Tさんとは、この10年あまり、年賀状での交流が続いている。今ではカルチャーセンターの講師のみならず、大学の非常勤講師もされていて、ご活躍が眩しく嬉しい。

 

昨年は母が亡くなったため、年賀状は書かず喪中はがきを出した。すると、ほどなくしてTさんから長いお手紙をいただいた。思いやりに溢れた、優しく温かいお手紙を。

 

崩し字の達筆。ああ、母と同じだ。

 

どことなく母との共通点があるな、と、実はかねてから思ってはいたのだが、その字を見て、文章を読んで、私の母とやはり少し似ているのだと感じた。

 

Tさんとは全く面識のない母だけど、なんだか紹介したくなってしまい、母の遺影の前にそのお手紙を置いた私。

 

一昨日、拙い字の横書きだけど、お返事の寒中見舞いをTさんに出した。私のことももっと知ってほしくなり、長い長い手紙になった。少しだけ、母に手紙を書いている気分にもなった。

 


人生は出会いと別れの繰り返し。でも、この年齢になってくると、もう出会う数より別れる数の方が多くなっている気がしてならない。

 

そして、ご縁があって出会った人はたくさんいるが、出会った人全てが好きになるわけではもちろんない。

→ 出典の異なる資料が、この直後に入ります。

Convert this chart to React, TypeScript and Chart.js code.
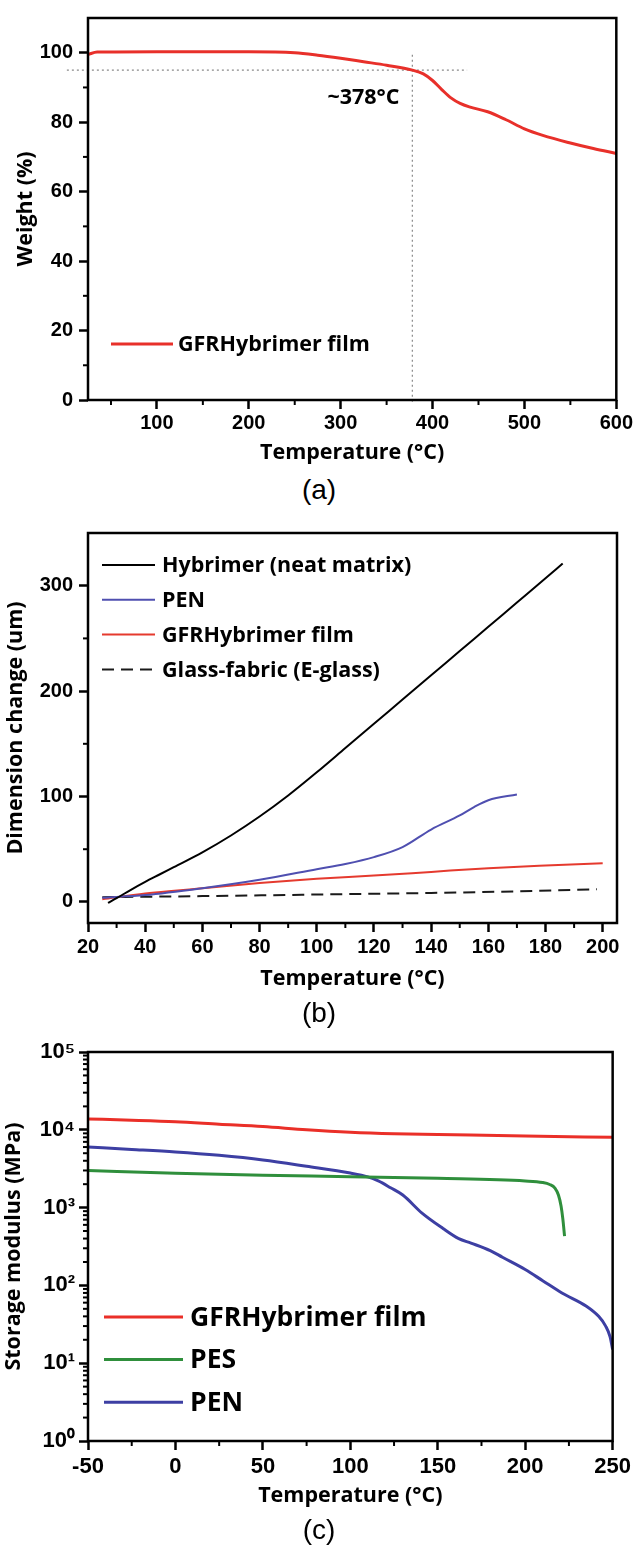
import React, { useEffect, useRef } from "react";
import { Chart, registerables } from "chart.js";

Chart.register(...registerables);

// ---------------- Panel (a): TGA ----------------
const tgaTemp = [25, 35, 100, 200, 250, 275, 300, 325, 350, 378, 390, 400, 410, 420, 430, 440, 460, 480, 500, 520, 550, 575, 600];
const tgaWeight = [99.5, 100.2, 100.3, 100.3, 100, 99.3, 98.4, 97.4, 96.4, 95, 93.9, 92, 89.4, 87, 85.4, 84.4, 83, 80.7, 78.1, 76.2, 74, 72.4, 71];
const tgaLabel = "GFRHybrimer film";
const onsetTemp = 378;
const onsetWeight = 95;
const onsetGuideX = [2, 437.6];
const onsetGuideY = [99.4, -1.4];
const onsetText = "~378°C";
const onsetTextPos = [364, 87];
const aXTicks = [100, 200, 300, 400, 500, 600];
const aXMinor = [50, 150, 250, 350, 450, 550];
const aYTicks = [0, 20, 40, 60, 80, 100];
const aYMinor = [10, 30, 50, 70, 90];

// ---------------- Panel (b): TMA ----------------
const hybTemp = [27, 30, 35, 40, 45, 50, 60, 70, 80, 90, 100, 110, 120, 130, 140, 150, 160, 170, 180, 186];
const hybDim = [-1, 3.5, 11.5, 19, 26, 33, 47, 63, 81, 101, 123, 146, 169, 192, 215, 238, 261, 284, 307, 321];
const penTemp = [25, 40, 60, 80, 100, 110, 120, 130, 140, 150, 155, 160, 170];
const penDim = [4, 6.5, 13, 21, 31, 36, 42.5, 52, 68.7, 82, 90, 96.5, 102];
const gfrTemp = [25, 40, 60, 80, 100, 120, 140, 160, 180, 200];
const gfrDim = [2.6, 8, 13, 18, 22, 25, 28.5, 32, 34.5, 36.6];
const glassTemp = [25, 60, 100, 140, 170, 198];
const glassDim = [4.5, 5.5, 7, 8.5, 10, 12];
const bLabels = ["Hybrimer (neat matrix)", "PEN", "GFRHybrimer film", "Glass-fabric (E-glass)"];
const bXTicks = [20, 40, 60, 80, 100, 120, 140, 160, 180, 200];
const bXMinor = [30, 50, 70, 90, 110, 130, 150, 170, 190];
const bYTicks = [0, 100, 200, 300];
const bYMinor = [50, 150, 250];

// ---------------- Panel (c): DMA ----------------
const cGfrTemp = [-50, -25, 0, 25, 50, 75, 100, 125, 150, 200, 250];
const cGfrMod = [13800, 13300, 12700, 11800, 11000, 10000, 9300, 8900, 8700, 8300, 8000];
const cPesTemp = [-50, 0, 50, 100, 150, 200, 210, 214, 217, 219, 220.5, 221.5, 222.5];
const cPesMod = [3000, 2760, 2600, 2500, 2380, 2200, 2100, 1980, 1780, 1450, 1050, 720, 430];
const cPenTemp = [-50, -25, 0, 25, 50, 75, 100, 110, 116, 123, 130, 141, 153, 162, 169, 180, 187, 200, 210, 221, 235, 242, 246, 248.5, 250];
const cPenMod = [6000, 5600, 5200, 4700, 4100, 3400, 2780, 2480, 2200, 1800, 1450, 850, 540, 400, 350, 280, 230, 160, 115, 80, 54, 40, 30, 22, 15];
const cLabels = ["GFRHybrimer film", "PES", "PEN"];
const cXTicks = [-50, 0, 50, 100, 150, 200, 250];
const cXMinor = [-25, 25, 75, 125, 175, 225];
const cYTicks = [1, 10, 100, 1000, 10000, 100000];
const cYTickLabels = ["10⁰", "10¹", "10²", "10³", "10⁴", "10⁵"];
const cYMinor = [1, 10, 100, 1000, 10000].flatMap((d) => [2, 3, 4, 5, 6, 7, 8, 9].map((m) => m * d));

const xTitle = "Temperature (°C)";

// ---------------- helpers ----------------
const pts = (xs: number[], ys: number[]) => xs.map((x, i) => ({ x, y: ys[i] }));
const TICK_FAMILY = "'Liberation Sans', Arial, sans-serif";
const TEXT_FAMILY = "'Open Sans', Lato, sans-serif";
const TITLE_SIZE = 21.5;
const tickFont = (size: number) => ({ family: TICK_FAMILY, size, weight: "bold" as const });
const textFont = (size: number) => ({ family: TEXT_FAMILY, size, weight: "bold" as const });

const gridCfg = {
  display: true,
  drawOnChartArea: false,
  drawTicks: true,
  tickLength: 9,
  tickWidth: 2.5,
  tickColor: "#000",
};

function xScale(o: any) {
  return {
    type: "linear",
    min: o.min,
    max: o.max,
    afterBuildTicks: (s: any) => {
      s.ticks = o.ticks.map((v: number) => ({ value: v }));
    },
    afterFit: (s: any) => {
      s.height = o.height;
    },
    ticks: {
      font: tickFont(o.fontSize),
      color: "#000",
      padding: o.pad,
      maxRotation: 0,
      autoSkip: false,
      callback: (v: any) => String(v),
    },
    grid: gridCfg,
    border: { display: false },
    title: {
      display: true,
      text: xTitle,
      color: "#000",
      font: textFont(TITLE_SIZE),
      padding: { top: 0, bottom: o.titlePad },
    },
  };
}

function yScale(o: any) {
  return {
    type: o.type || "linear",
    min: o.min,
    max: o.max,
    afterBuildTicks: (s: any) => {
      s.ticks = o.ticks.map((v: number) => ({ value: v }));
    },
    afterFit: (s: any) => {
      s.width = 88;
    },
    ticks: {
      font: tickFont(o.fontSize),
      color: "#000",
      padding: o.pad,
      autoSkip: false,
      callback: (v: any, i: number) => (o.labels ? o.labels[i] : String(v)),
    },
    grid: gridCfg,
    border: { display: false },
    title: {
      display: true,
      text: o.title,
      color: "#000",
      font: textFont(TITLE_SIZE),
      padding: { top: o.titlePad, bottom: 0 },
    },
  };
}

function framePlugin(minorX: number[], minorY: number[], minorLen: number) {
  return {
    id: "frame",
    afterDraw(chart: any) {
      const { ctx, chartArea: ca, scales } = chart;
      ctx.save();
      ctx.strokeStyle = "#000";
      ctx.lineWidth = 2.5;
      ctx.strokeRect(ca.left, ca.top, ca.right - ca.left, ca.bottom - ca.top);
      ctx.lineWidth = 2;
      minorX.forEach((v) => {
        const p = scales.x.getPixelForValue(v);
        ctx.beginPath();
        ctx.moveTo(p, ca.bottom);
        ctx.lineTo(p, ca.bottom + minorLen);
        ctx.stroke();
      });
      minorY.forEach((v) => {
        const p = scales.y.getPixelForValue(v);
        ctx.beginPath();
        ctx.moveTo(ca.left, p);
        ctx.lineTo(ca.left - minorLen, p);
        ctx.stroke();
      });
      ctx.restore();
    },
  };
}

function legendPlugin(o: { x: number; y: number; rowGap: number; lineLen: number; textGap: number; fontSize: number; count: number }) {
  return {
    id: "inlineLegend",
    afterDatasetsDraw(chart: any) {
      const { ctx, chartArea: ca } = chart;
      ctx.save();
      ctx.font = `bold ${o.fontSize}px ${TEXT_FAMILY}`;
      ctx.textBaseline = "middle";
      ctx.textAlign = "left";
      chart.data.datasets.slice(0, o.count).forEach((ds: any, i: number) => {
        const y = ca.top + o.y + i * o.rowGap;
        const x0 = ca.left + o.x;
        ctx.strokeStyle = ds.borderColor;
        ctx.lineWidth = ds.borderWidth;
        ctx.setLineDash(ds.borderDash || []);
        ctx.beginPath();
        ctx.moveTo(x0, y);
        ctx.lineTo(x0 + o.lineLen, y);
        ctx.stroke();
        ctx.setLineDash([]);
        ctx.fillStyle = "#000";
        ctx.fillText(ds.label, x0 + o.lineLen + o.textGap, y + 1);
      });
      ctx.restore();
    },
  };
}

function notePlugin(text: string, xv: number, yv: number, size: number) {
  return {
    id: "note",
    afterDatasetsDraw(chart: any) {
      const { ctx, scales } = chart;
      ctx.save();
      ctx.font = `bold ${size}px ${TEXT_FAMILY}`;
      ctx.fillStyle = "#000";
      ctx.textAlign = "right";
      ctx.textBaseline = "middle";
      ctx.fillText(text, scales.x.getPixelForValue(xv), scales.y.getPixelForValue(yv));
      ctx.restore();
    },
  };
}

const lineDs = (label: string, data: any[], color: string, width: number, extra: any = {}) => ({
  label,
  data,
  borderColor: color,
  backgroundColor: color,
  borderWidth: width,
  pointRadius: 0,
  fill: false,
  cubicInterpolationMode: "monotone",
  ...extra,
});

// ---------------- chart configs ----------------
function makeA(): any {
  return {
    type: "line",
    data: {
      datasets: [
        lineDs(tgaLabel, pts(tgaTemp, tgaWeight), "#e8302a", 3),
        lineDs("", pts(onsetGuideX, [onsetWeight, onsetWeight]), "#8a8a8a", 1.2, { borderDash: [2, 3], clip: false, cubicInterpolationMode: "default", tension: 0 }),
        lineDs("", pts([onsetTemp, onsetTemp], onsetGuideY), "#8a8a8a", 1.2, { borderDash: [2, 3], clip: false, cubicInterpolationMode: "default", tension: 0 }),
      ],
    },
    options: {
      animation: false,
      responsive: false,
      layout: { padding: { top: 11, right: 18, left: 0, bottom: 0 } },
      plugins: { legend: { display: false }, tooltip: { enabled: false } },
      scales: {
        x: xScale({ min: 25, max: 600, ticks: aXTicks, height: 70, fontSize: 20, pad: 2, titlePad: 4 }),
        y: yScale({ min: 0, max: 110, ticks: aYTicks, fontSize: 20, pad: 6, title: "Weight (%)", titlePad: 13 }),
      },
    },
    plugins: [
      framePlugin(aXMinor, aYMinor, 5),
      legendPlugin({ x: 23, y: 326, rowGap: 0, lineLen: 62, textGap: 5, fontSize: 21.5, count: 1 }),
      notePlugin(onsetText, onsetTextPos[0], onsetTextPos[1], 21.5),
    ],
  };
}

function makeB(): any {
  return {
    type: "line",
    data: {
      datasets: [
        lineDs(bLabels[0], pts(hybTemp, hybDim), "#000000", 2),
        lineDs(bLabels[1], pts(penTemp, penDim), "#4f4fb0", 2),
        lineDs(bLabels[2], pts(gfrTemp, gfrDim), "#e53a2e", 2),
        lineDs(bLabels[3], pts(glassTemp, glassDim), "#1a1a1a", 2, { borderDash: [12, 7] }),
      ],
    },
    options: {
      animation: false,
      responsive: false,
      layout: { padding: { top: 33, right: 18, left: 0, bottom: 0 } },
      plugins: { legend: { display: false }, tooltip: { enabled: false } },
      scales: {
        x: xScale({ min: 20, max: 205, ticks: bXTicks, height: 77, fontSize: 20, pad: 3, titlePad: 8 }),
        y: yScale({ min: -20, max: 350, ticks: bYTicks, fontSize: 20, pad: 6, title: "Dimension change (um)", titlePad: 3 }),
      },
    },
    plugins: [
      framePlugin(bXMinor, bYMinor, 5),
      legendPlugin({ x: 14, y: 32, rowGap: 34.8, lineLen: 53, textGap: 7, fontSize: 21.5, count: 4 }),
    ],
  };
}

function makeC(): any {
  return {
    type: "line",
    data: {
      datasets: [
        lineDs(cLabels[0], pts(cGfrTemp, cGfrMod), "#ea2f28", 3),
        lineDs(cLabels[1], pts(cPesTemp, cPesMod), "#2f8f3c", 3),
        lineDs(cLabels[2], pts(cPenTemp, cPenMod), "#3d3fa3", 3),
      ],
    },
    options: {
      animation: false,
      responsive: false,
      layout: { padding: { top: 22, right: 17.5, left: 0, bottom: 0 } },
      plugins: { legend: { display: false }, tooltip: { enabled: false } },
      scales: {
        x: xScale({ min: -50, max: 250, ticks: cXTicks, height: 79, fontSize: 22, pad: 4, titlePad: 11 }),
        y: yScale({ type: "logarithmic", min: 1, max: 100000, ticks: cYTicks, labels: cYTickLabels, fontSize: 22, pad: 4, title: "Storage modulus (MPa)", titlePad: 1 }),
      },
    },
    plugins: [
      framePlugin(cXMinor, cYMinor, 5),
      legendPlugin({ x: 16, y: 265, rowGap: 42.6, lineLen: 79, textGap: 7, fontSize: 26.5, count: 3 }),
    ],
  };
}

// ---------------- components ----------------
function ChartPanel({ top, height, make }: { top: number; height: number; make: () => any }) {
  const ref = useRef<HTMLCanvasElement>(null);
  useEffect(() => {
    const chart = new Chart(ref.current as HTMLCanvasElement, make());
    return () => chart.destroy();
  }, [make]);
  return (
    <div style={{ position: "absolute", left: 0, top, width: 635, height }}>
      <canvas ref={ref} width={635} height={height} style={{ display: "block" }} />
    </div>
  );
}

function Caption({ center, text }: { center: number; text: string }) {
  return (
    <div
      style={{
        position: "absolute",
        left: 269,
        width: 100,
        top: center - 17,
        height: 34,
        lineHeight: "34px",
        fontSize: 28,
        fontFamily: TICK_FAMILY,
        textAlign: "center",
        color: "#000",
      }}
    >
      {text}
    </div>
  );
}

export default function App() {
  return (
    <div style={{ position: "absolute", left: 0, top: 0, width: 635, height: 1547, background: "#fff" }}>
      <ChartPanel top={0} height={470} make={makeA} />
      <Caption center={490} text="(a)" />
      <ChartPanel top={500} height={500} make={makeB} />
      <Caption center={1013} text="(b)" />
      <ChartPanel top={1030} height={490} make={makeC} />
      <Caption center={1530} text="(c)" />
    </div>
  );
}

また、出会って好きになった人全てに、好きになってもらえるわけでもない。

 

そんな中で、ほんのり相思相愛とも言える、うっすらとでも何か惹かれ合っている人とのご縁がある。しかもそれが続いている。

 

これって人生に彩りと輝きを与えてくれる、ひとつの宝物なのではないだろうか。
大事に、したい。

 


大変な世の中になってしまっていて、暗く沈みそうになりがちだけど、小さくても力をくれるもの、光を当ててくれるものは、日々の中に必ずある。また、小さくても誰かに力をあげられるもの、光を当ててあげられるものも、自分の中にきっとあるはず。

 

見落としがちな小さな小さな宝物。幸せのかけら。楽しみの種。見つけて大事にしていけば、明日はもっと良くなっていく。

 

信じて、口角を上げて、今日も機嫌よく生きようと思う。

 

 

今年の初投稿です。久し振りの更新となってしまいました。
喪中のため新年の明るいご挨拶は控えますが、本年もどうぞよろしくお願いいたします。
コロナ禍がおさまらず、また厳しい寒さが続く日々ですが、どうぞ皆さま、心身ご自愛くださいませ。
からだもこころも、大事にしましょう。守りましょうね。